During the first World War he developed a device known as the "C" (for Coolidge) tube for detecting submarines. This was followed by the development of a second detector, known as the "K" tube, which was a drifter set, free from the water noises that reduced the range of the "C" tube in rough weather. But the "C" tube was only one of Dr. Coolidge's contributions to the war effort. His other was the development of a small, powerful portable X-ray generating outfit for use in field hospitals near the front. This outfit, in turn, led to the development of one so small, light and readily assembled that a doctor could easily transport it in his coupe and set it up at a patient's bedside.

Another development along the same lines was a very small self-shielded, self-rectifying tube, and a small 56,000-volt transformer, both of which could be placed in an oil-filled, tightly sealed case. This permitted for the first time a wholly safe, convenient and adequate X-ray outfit for the dentist. Along with this development of X-ray tubes, Dr. Coolidge carried on studies of high-powered cathode rays.
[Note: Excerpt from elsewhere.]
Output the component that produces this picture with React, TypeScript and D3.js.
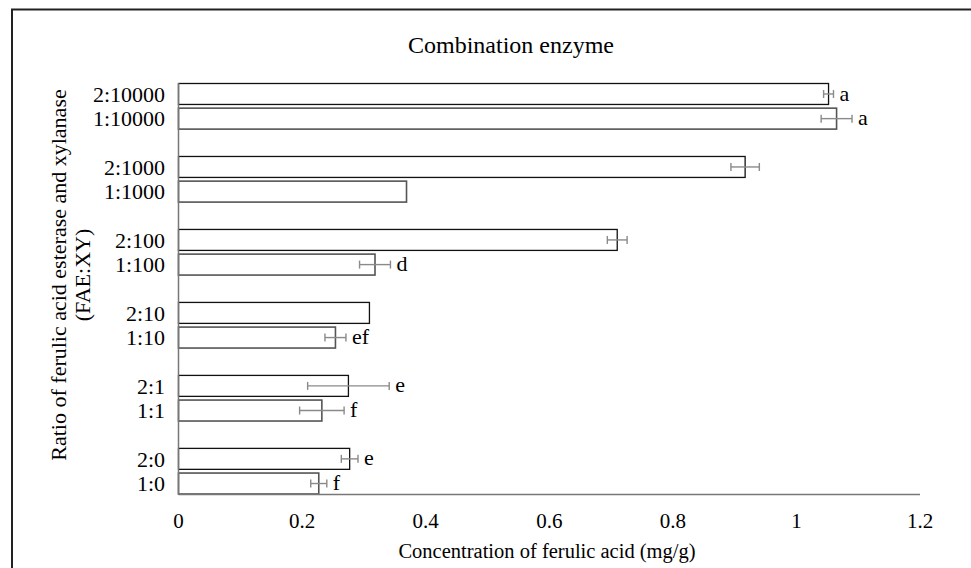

He became assistant director of the General Electric Research Laboratory in 1908, associate director in 1928, director in 1932 and vice president and director of research in 1940. In December 1944 Dr. Coolidge retired as vice president but continued in a consulting capacity. In September 1946 he returned as head of the new division of the Research Laboratory at the Hanford Engineer Works, Richland, Washington.

Among his many awards are the following:

  • Rumford Medal of the American Academy of Arts and Science
  • Howard N. Potts Medal of the Franklin Institute
  • Louis Edward Levy Gold Medal of the Franklin Institute
  • Gold Medal of the American College of Radiology
  • Hughes Medal of the Royal Society, London
  • Edison Medal of the American Institute of Electrical Engineers
  • Washington Award of the Western Society of Engineers
  • John Scott Award
  • Faraday Medal of the Institution of Electrical Engineers of England
  • Modern Pioneer Award of the National Association of Manufacturers
  • Duddell Medal of the Physical Society, London
  • "Order del Mento" by the Chilean Government

In 1937 he received from the University of Zurich an honorary M.D. degree in acknowledgement of his outstanding achievements in the field of applied physics in medical science, particularly in the field of X-rays. Only one or two other laymen in this country have been so honored. He has also been awarded Doctor of Science degrees from Union College (1927) and Lehigh University (1927).
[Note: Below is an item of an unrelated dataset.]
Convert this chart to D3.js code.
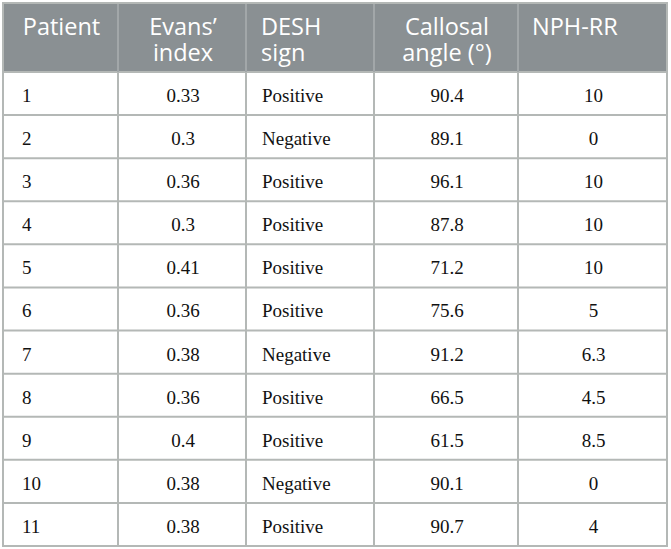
<!DOCTYPE html>
<html><head><meta charset="utf-8">
<script src="https://cdn.jsdelivr.net/npm/d3@7"></script>
<style>html,body{margin:0;padding:0;background:#fff;}</style>
</head><body>
<svg id="c" width="671" height="549"></svg>
<script>
const headers = [["Patient"], ["Evans’", "index"], ["DESH", "sign"], ["Callosal", "angle (°)"], ["NPH-RR"]];
const patients = ["1","2","3","4","5","6","7","8","9","10","11"];
const evans = ["0.33","0.3","0.36","0.3","0.41","0.36","0.38","0.36","0.4","0.38","0.38"];
const desh = ["Positive","Negative","Positive","Positive","Positive","Positive","Negative","Positive","Positive","Negative","Positive"];
const callosal = ["90.4","89.1","96.1","87.8","71.2","75.6","91.2","66.5","61.5","90.1","90.7"];
const nphrr = ["10","0","10","10","10","5","6.3","4.5","8.5","0","4"];

(function(){
const cols = [patients, evans, desh, callosal, nphrr];
const align = ["start","middle","start","middle","middle"];
const padLeft = [19, 0, 16, 0, 0];
const headAnchor = ["middle","middle","start","middle","start"];
const headPad = [0, 0, 15, 0, 14];
const edges = [3,118,246,374,518,667];
const tableTop = 3, headBottom = 72, tableBottom = 546;
const borderCol = "#b4b8b6";

const svg = d3.select("#c");
const y = d3.scaleBand().domain(d3.range(patients.length)).range([headBottom, tableBottom]);

svg.append("rect").attr("x", edges[0]).attr("y", tableTop).attr("width", edges[5]-edges[0]).attr("height", headBottom-tableTop).attr("fill", "#8a9093");

cols.forEach((col, ci) => {
  const x0 = edges[ci], x1 = edges[ci+1];
  svg.append("g").selectAll("text").data(col).join("text")
    .attr("x", align[ci] === "start" ? x0 + padLeft[ci] : (x0 + x1) / 2 + 1)
    .attr("y", (d, i) => y(i) + 30)
    .attr("text-anchor", align[ci])
    .attr("font-family", "Liberation Serif, Times New Roman, serif")
    .attr("font-size", 19)
    .attr("fill", "#111111")
    .text(d => d);
});

headers.forEach((h, ci) => {
  const x0 = edges[ci], x1 = edges[ci+1];
  const hx = headAnchor[ci] === "start" ? x0 + headPad[ci] : (x0 + x1) / 2 + 1;
  const t = svg.append("text")
    .attr("font-family", "Open Sans, sans-serif")
    .attr("font-size", 23.5)
    .attr("text-anchor", headAnchor[ci])
    .attr("fill", "#ffffff");
  h.forEach((line, li) => t.append("tspan").attr("x", hx).attr("y", 34.5 + li * 26).text(line));
});

const g = svg.append("g").attr("stroke", borderCol).attr("stroke-width", 2);
g.selectAll("line.row").data(d3.range(1, patients.length)).join("line")
  .attr("x1", edges[0]).attr("x2", edges[5])
  .attr("y1", i => y(i)).attr("y2", i => y(i));
g.append("line").attr("x1", edges[0]).attr("x2", edges[5]).attr("y1", headBottom).attr("y2", headBottom);
g.append("g").selectAll("line").data(edges.slice(1, 5)).join("line")
  .attr("x1", d => d).attr("x2", d => d).attr("y1", headBottom).attr("y2", tableBottom);
svg.append("g").attr("stroke", "#a2a7a9").attr("stroke-width", 2)
  .selectAll("line").data(edges.slice(1, 5)).join("line")
  .attr("x1", d => d).attr("x2", d => d).attr("y1", tableTop).attr("y2", headBottom);
svg.append("rect").attr("x", edges[0]).attr("y", tableTop).attr("width", edges[5]-edges[0]).attr("height", tableBottom-tableTop)
  .attr("fill", "none").attr("stroke", borderCol).attr("stroke-width", 2);
})();
</script>
</body></html>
Dr. Coolidge was a Term Member of MIT from 1930 to 1935. He was also a member of the Visiting Committee of the National Bureau of Standards and a member of the National Inventors Council, a body created in 1940 to encourage and investigate inventions that might prove useful in the war effort.
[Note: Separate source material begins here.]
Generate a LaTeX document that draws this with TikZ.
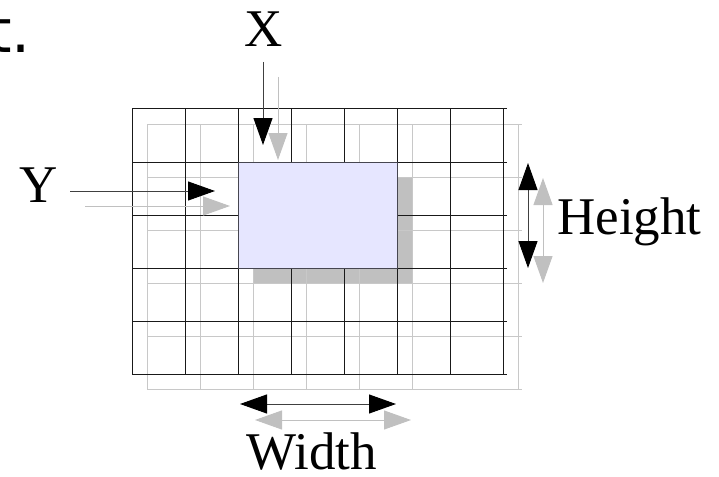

He belonged to the National Academy of Sciences, the American Academy of Arts and Sciences, the Washington Academy of Sciences, the American Association for the Advancement of Science, the American Chemical Society, the American Electrochemical Society, the American Institute of Electrical Engineers, the American Physical Society, the American Institute of Chemists and the American Philosophical Society.

He was an honorary member of the American Roentgen Ray Society, the American Radium Society, the Radiological Society of North America, the American College of Radiology, the Dental Society of the State of New York, the Roentgen Society (of England), The Societe de RAdiologie Medicale (de France), and the Nordisk Forening for Medicinisk Radiologi (Scandinavia).

When Coolidge died in Schenectdady in 1975 at the age of 101, he held a total of 83 patents.